▸ **Task objective**: Leave out the pictures and retype only the lines from the opening line to the line that holds "const yTickLabels = ['0.5', '1.0', '1.5', '2.0', '2.5', '3.0'];", both ends included.

▸ **Data block**:
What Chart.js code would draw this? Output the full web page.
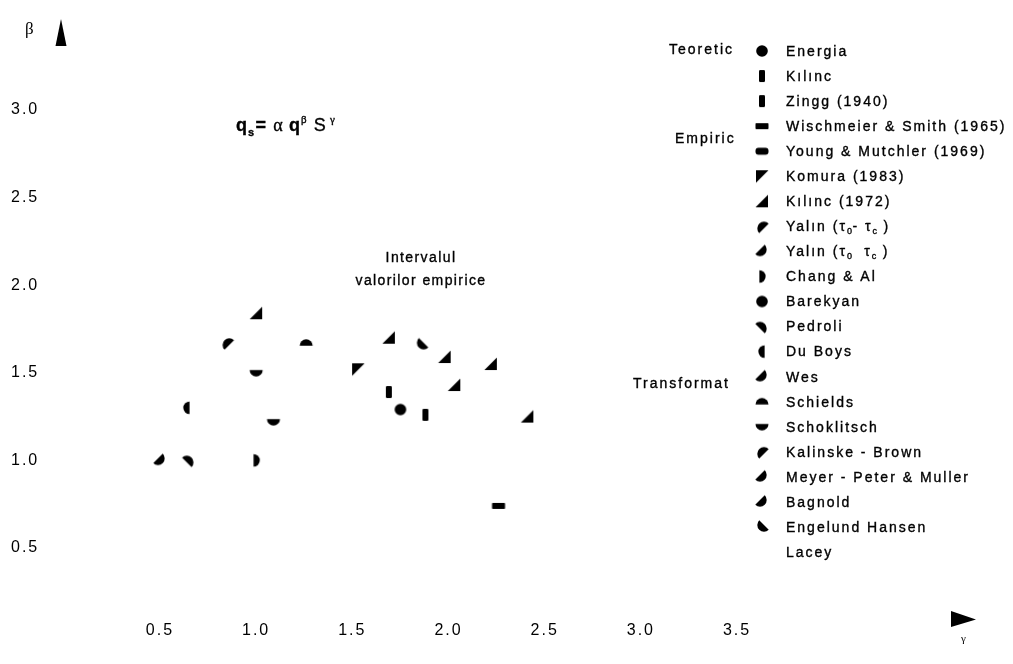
<!DOCTYPE html>
<html>
<head>
<meta charset="utf-8">
<script src="https://cdn.jsdelivr.net/npm/chart.js@4/dist/chart.umd.min.js"></script>
<style>
  html, body { margin: 0; padding: 0; background: #fff; }
  canvas { display: block; }
</style>
</head>
<body>
<canvas id="chart" width="1013" height="664"></canvas>
<script>
// Axis ticks
const xTickValues = [0.5, 1.0, 1.5, 2.0, 2.5, 3.0, 3.5];
const xTickLabels = ['0.5', '1.0', '1.5', '2.0', '2.5', '3.0', '3.5'];
const yTickValues = [0.5, 1.0, 1.5, 2.0, 2.5, 3.0];
const yTickLabels = ['0.5', '1.0', '1.5', '2.0', '2.5', '3.0'];

// Formulas listed in the key, top to bottom
const seriesNames = [
  'Energia', 'Kılınc', 'Zingg (1940)', 'Wischmeier & Smith (1965)',
  'Young & Mutchler (1969)', 'Komura (1983)', 'Kılınc (1972)',
  'Yalın (τ0- τc )', 'Yalın (τ0  τc )', 'Chang & Al', 'Barekyan', 'Pedroli',
  'Du Boys', 'Wes', 'Schields', 'Schoklitsch', 'Kalinske - Brown',
  'Meyer - Peter & Muller', 'Bagnold', 'Engelund Hansen', 'Lacey'
];

// Group captions of the key
const groupNames = ['Teoretic', 'Empiric', 'Transformat'];

// Exponent pairs (γ for S, β for q), one entry per plotted formula
const pointSeries = [
  'Energia', 'Kılınc', 'Zingg (1940)', 'Wischmeier & Smith (1965)', 'Komura (1983)',
  'Kılınc (1972)', 'Kılınc (1972)', 'Kılınc (1972)', 'Kılınc (1972)', 'Kılınc (1972)', 'Kılınc (1972)',
  'Kalinske - Brown', 'Schields', 'Schoklitsch', 'Schoklitsch', 'Du Boys',
  'Meyer - Peter & Muller', 'Pedroli', 'Chang & Al', 'Engelund Hansen'
];
const pointGamma = [
  1.75, 1.69, 1.88, 2.26, 1.53,
  1.00, 1.69, 1.98, 2.22, 2.03, 2.41,
  0.85, 1.26, 1.00, 1.09, 0.64,
  0.50, 0.65, 1.00, 1.86
];
const pointBeta = [
  1.29, 1.39, 1.26, 0.74, 1.52,
  1.84, 1.70, 1.59, 1.55, 1.43, 1.25,
  1.67, 1.67, 1.50, 1.22, 1.30,
  1.00, 1.00, 1.00, 1.66
];

// Marker glyph used for each formula
const markerKind = {
  'Energia': 'disc', 'Kılınc': 'vbar', 'Zingg (1940)': 'vbar',
  'Wischmeier & Smith (1965)': 'hbar', 'Young & Mutchler (1969)': 'hbarRound',
  'Komura (1983)': 'triUL', 'Kılınc (1972)': 'triLR',
  'Yalın (τ0- τc )': 'halfUL', 'Yalın (τ0  τc )': 'halfLR',
  'Chang & Al': 'halfR', 'Barekyan': 'disc', 'Pedroli': 'halfUR',
  'Du Boys': 'halfL', 'Wes': 'halfLR', 'Schields': 'halfT',
  'Schoklitsch': 'halfB', 'Kalinske - Brown': 'halfUL',
  'Meyer - Peter & Muller': 'halfLR', 'Bagnold': 'halfLR',
  'Engelund Hansen': 'halfLL', 'Lacey': null
};

const FONT = '"Liberation Sans", Arial, sans-serif';
const SERIF = '"Liberation Serif", serif';
const INK = '#000';

// Builds a small bitmap used as a point style
function markerCanvas(kind) {
  const S = 18;
  const c = document.createElement('canvas');
  c.width = S; c.height = S;
  if (!kind) return c;
  const g = c.getContext('2d');
  g.fillStyle = '#000';
  g.translate(S / 2, S / 2);
  g.beginPath();
  const half = (dir, r) => {
    const ox = -Math.cos(dir) * r * 0.42, oy = -Math.sin(dir) * r * 0.42;
    g.arc(ox, oy, r, dir - Math.PI / 2, dir + Math.PI / 2);
    g.closePath();
  };
  switch (kind) {
    case 'disc': g.arc(0, 0, 5.8, 0, Math.PI * 2); break;
    case 'vbar': g.roundRect(-3, -6, 6, 12, 1.2); break;
    case 'hbar': g.roundRect(-6.5, -3, 13, 6, 0.8); break;
    case 'hbarRound': g.roundRect(-6.5, -3.5, 13, 7, 3); break;
    case 'triUL': g.moveTo(-6, -6); g.lineTo(6.5, -6); g.lineTo(-6, 6.5); g.closePath(); break;
    case 'triLR': g.moveTo(6, -6.5); g.lineTo(6, 6); g.lineTo(-6.5, 6); g.closePath(); break;
    case 'halfR': half(0, 6.3); break;
    case 'halfL': half(Math.PI, 6.3); break;
    case 'halfT': half(-Math.PI / 2, 6.5); break;
    case 'halfB': half(Math.PI / 2, 6.5); break;
    case 'halfUL': half(-3 * Math.PI / 4, 6.7); break;
    case 'halfLR': half(Math.PI / 4, 6.7); break;
    case 'halfLL': half(3 * Math.PI / 4, 6.7); break;
    case 'halfUR': half(-Math.PI / 4, 6.7); break;
  }
  g.fill();
  return c;
}

const markers = {};
seriesNames.forEach(n => { markers[n] = markerCanvas(markerKind[n]); });

const datasets = seriesNames
  .map(name => {
    const data = [];
    pointSeries.forEach((s, i) => { if (s === name) data.push({ x: pointGamma[i], y: pointBeta[i] }); });
    return { label: name, data, pointStyle: markers[name], pointRadius: 6, showLine: false };
  })
  .filter(d => d.data.length > 0);

// Draws a run of text pieces; pieces flagged sub/sup are set smaller and shifted
function drawRich(ctx, x, y, pieces, size, spacing) {
  let cx = x;
  pieces.forEach(p => {
    const sz = p.sub || p.sup ? Math.round(size * 0.62) : size;
    ctx.font = (p.bold ? 'bold ' : '') + sz + 'px ' + (p.font || FONT);
    ctx.letterSpacing = (p.sub || p.sup ? 0.5 : spacing) + 'px';
    const dy = p.sub ? size * 0.3 : p.sup ? -size * 0.42 : 0;
    ctx.fillText(p.t, cx, y + dy);
    ctx.strokeText(p.t, cx, y + dy);
    cx += ctx.measureText(p.t).width + (p.gap || 0);
  });
}

function labelPieces(name) {
  const out = [];
  let buf = '';
  for (let i = 0; i < name.length; i++) {
    const ch = name[i];
    if ((ch === '0' || ch === 'c') && name[i - 1] === 'τ') {
      out.push({ t: buf }); buf = '';
      out.push({ t: ch, sub: true });
    } else buf += ch;
  }
  if (buf) out.push({ t: buf });
  return out;
}

function heavyText(ctx, t, x, y) {
  ctx.fillText(t, x, y);
  ctx.strokeText(t, x, y);
}

const decorations = {
  id: 'decorations',
  beforeDraw(chart) {
    chart.ctx.letterSpacing = '2px';
  },
  afterDraw(chart) {
    const ctx = chart.ctx;
    ctx.save();
    ctx.fillStyle = INK;
    ctx.strokeStyle = INK;
    ctx.lineWidth = 0.35;
    ctx.textBaseline = 'middle';
    ctx.textAlign = 'left';

    // key: markers and formula names
    const rowTop = 51, rowStep = 25.05, markX = 762, textX = 786;
    seriesNames.forEach((name, i) => {
      const y = rowTop + i * rowStep;
      const m = markers[name];
      if (markerKind[name]) ctx.drawImage(m, markX - m.width / 2, y - m.height / 2);
      drawRich(ctx, textX, y + 1, labelPieces(name), 14, 2);
    });

    // group captions
    ctx.font = '14px ' + FONT;
    ctx.letterSpacing = '2px';
    heavyText(ctx, groupNames[0], 669, rowTop - 1);
    heavyText(ctx, groupNames[1], 675, rowTop + 3.5 * rowStep);
    heavyText(ctx, groupNames[2], 633, rowTop + 13.3 * rowStep);

    // range caption
    ctx.textAlign = 'center';
    ctx.font = '14px ' + FONT;
    ctx.letterSpacing = '1.4px';
    heavyText(ctx, 'Intervalul', 421, 258);
    heavyText(ctx, 'valorilor empirice', 421, 281);

    // transport formula
    ctx.textAlign = 'left';
    ctx.textBaseline = 'alphabetic';
    drawRich(ctx, 236, 131, [
      { t: 'q', bold: true },
      { t: 's', sub: true, bold: true, gap: 1 },
      { t: '= ', bold: true },
      { t: 'α ', font: SERIF },
      { t: 'q', bold: true },
      { t: 'β  ', sup: true, font: SERIF },
      { t: 'S' },
      { t: ' γ', sup: true, font: SERIF }
    ], 18, 1);

    // axis arrows and names
    ctx.beginPath();
    ctx.moveTo(61, 19); ctx.lineTo(66.5, 46); ctx.lineTo(55.5, 46); ctx.closePath();
    ctx.fill();
    ctx.beginPath();
    ctx.moveTo(951, 611); ctx.lineTo(976, 619.5); ctx.lineTo(951, 627); ctx.closePath();
    ctx.fill();
    ctx.letterSpacing = '0px';
    ctx.font = '17px ' + SERIF;
    ctx.fillText('β', 25, 34);
    ctx.font = '11px ' + SERIF;
    ctx.fillText('γ', 961, 642);
    ctx.restore();
  }
};

const tickFont = { family: FONT, size: 16 };

new Chart(document.getElementById('chart'), {
  type: 'scatter',
  data: { datasets },
  options: {
    responsive: false,
    animation: false,
    events: [],
    layout: { padding: { left: 11, right: 199, top: 75, bottom: 0 } },
    plugins: { legend: { display: false }, tooltip: { enabled: false } },
    scales: {
      x: {
        type: 'linear', min: 0.1, max: 3.9,
        grid: { display: false, drawTicks: false },
        border: { display: false },
        afterBuildTicks: s => { s.ticks = xTickValues.map(v => ({ value: v })); },
        afterFit: s => { s.height = 46; },
        ticks: {
          callback: (v, i) => xTickLabels[i],
          font: tickFont, color: INK, padding: 3,
          maxRotation: 0, autoSkip: false
        }
      },
      y: {
        type: 'linear', min: 0.1, max: 3.2,
        grid: { display: false, drawTicks: false },
        border: { display: false },
        afterBuildTicks: s => { s.ticks = yTickValues.map(v => ({ value: v })); },
        afterFit: s => { s.width = 72; },
        ticks: {
          callback: (v, i) => yTickLabels[i],
          font: tickFont, color: INK, crossAlign: 'far',
          autoSkip: false
        }
      }
    }
  },
  plugins: [decorations]
});
</script>
</body>
</html>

▸ **Output of the exercise**:
What Chart.js code would draw this? Output the full web page.
<!DOCTYPE html>
<html>
<head>
<meta charset="utf-8">
<script src="https://cdn.jsdelivr.net/npm/chart.js@4/dist/chart.umd.min.js"></script>
<style>
  html, body { margin: 0; padding: 0; background: #fff; }
  canvas { display: block; }
</style>
</head>
<body>
<canvas id="chart" width="1013" height="664"></canvas>
<script>
// Axis ticks
const xTickValues = [0.5, 1.0, 1.5, 2.0, 2.5, 3.0, 3.5];
const xTickLabels = ['0.5', '1.0', '1.5', '2.0', '2.5', '3.0', '3.5'];
const yTickValues = [0.5, 1.0, 1.5, 2.0, 2.5, 3.0];
const yTickLabels = ['0.5', '1.0', '1.5', '2.0', '2.5', '3.0'];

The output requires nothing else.